I think a single +1 should be enough for the time being. But, I
don't feel strongly about this -- any preferences?

I think one is okay too.


* A strong objection (aka "-1") should stall a patch until a rough
  consensus is reached.  FWIW the "rough" is meant to imply a
  requirement of reasonableness on both sides of a disagreement.


As long as a strong objection is exactly that. A strong, profound and well-argued objection. And not using -1 for nit-picks. I don't think this will happen, but just stating my opinion for the archives ;)



* Some proposed baselines for patch review:

- Does it have internal documentation (comments)?
- Does it follow upstream coding style?
- Does it have external documentation, if needed?
- Does it have a test case, if needed?
- Is it clear and complete?
- A GCC-like rule: a submitter should say how the patch was
tested; reviewers can assume that there were no regressions.

Yeah.

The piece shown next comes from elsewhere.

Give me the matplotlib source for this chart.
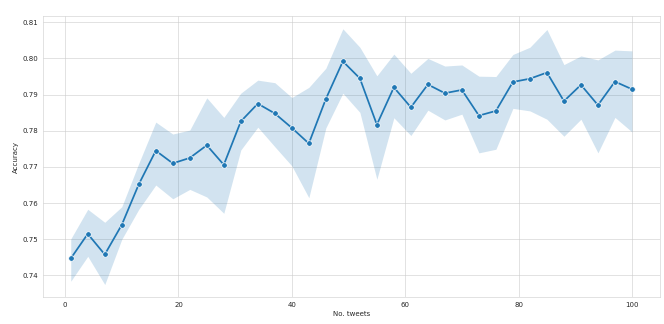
import matplotlib
matplotlib.use("Agg")
import matplotlib.pyplot as plt
import seaborn as sns

# 데이터
n_tweets = [1, 4, 7, 10, 13, 16, 19, 22, 25, 28, 31, 34, 37, 40, 43, 46, 49,
            52, 55, 58, 61, 64, 67, 70, 73, 76, 79, 82, 85, 88, 91, 94, 97, 100]
accuracy = [0.7447, 0.7515, 0.7458, 0.7540, 0.7652, 0.7745, 0.7710, 0.7725,
            0.7760, 0.7706, 0.7826, 0.7875, 0.7848, 0.7808, 0.7765, 0.7888,
            0.7992, 0.7945, 0.7817, 0.7920, 0.7865, 0.7928, 0.7904, 0.7913,
            0.7842, 0.7855, 0.7935, 0.7944, 0.7961, 0.7882, 0.7927, 0.7871,
            0.7936, 0.7915]
acc_upper = [0.7501, 0.7583, 0.7547, 0.7590, 0.7710, 0.7824, 0.7791, 0.7802,
             0.7891, 0.7837, 0.7904, 0.7940, 0.7933, 0.7892, 0.7920, 0.7973,
             0.8082, 0.8031, 0.7952, 0.8012, 0.7959, 0.8000, 0.7979, 0.7982,
             0.7951, 0.7950, 0.8011, 0.8031, 0.8080, 0.7983, 0.8007, 0.7996,
             0.8023, 0.8021]
acc_lower = [0.7384, 0.7453, 0.7375, 0.7500, 0.7583, 0.7650, 0.7612, 0.7638,
             0.7617, 0.7572, 0.7747, 0.7810, 0.7756, 0.7703, 0.7615, 0.7808,
             0.7904, 0.7851, 0.7666, 0.7836, 0.7787, 0.7857, 0.7830, 0.7846,
             0.7739, 0.7749, 0.7862, 0.7855, 0.7832, 0.7785, 0.7832, 0.7739,
             0.7837, 0.7797]

sns.set_style("whitegrid")
plt.rcParams['font.family'] = ['DejaVu Sans']

fig = plt.figure(figsize=(13.28, 6.48), dpi=50)
ax = fig.add_axes([0.0643, 0.0824, 0.9297, 0.8682])

color = '#1f77b4'
ax.fill_between(n_tweets, acc_lower, acc_upper, color=color, alpha=0.2, linewidth=0)
ax.plot(n_tweets, accuracy, color=color, linewidth=2.5, marker='o',
        markersize=8, markeredgecolor='white', markeredgewidth=1)

ax.set_xlabel('No. tweets')
ax.set_ylabel('Accuracy')
ax.set_yticks([0.74, 0.75, 0.76, 0.77, 0.78, 0.79, 0.80, 0.81])
ax.set_xticks([0, 20, 40, 60, 80, 100])

fig.savefig('out.png', dpi=50)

I'll elaborate further here. My desire would be that the submitter should make sure that the patch does not regress any existing test-cases. As a test-suite is a good indicator of a project's health, I think this is super important. Now whether the archer test-suite will be a subset of the existing GDB test-suite is open for debate. A statement by the submitter - as you wrote up in the GCC line-item - would be good.


What architectures are our submitters expected to the test their changes against? Is there a core set?

* Upstream rule: I think we should require FSF assignment paperwork,
so that we can push changes upstream. I don't think this will be a
major imposition.

Again this is probably stating what is implied already, but if there are no patch-dependencies holding another patch back in Archer, it should be merged upstream. I'd like the original author to do this, but understand differences here. Personally my goal is to attain commit after review status upstream as a soon as possible, to enable travel between both projects as needed.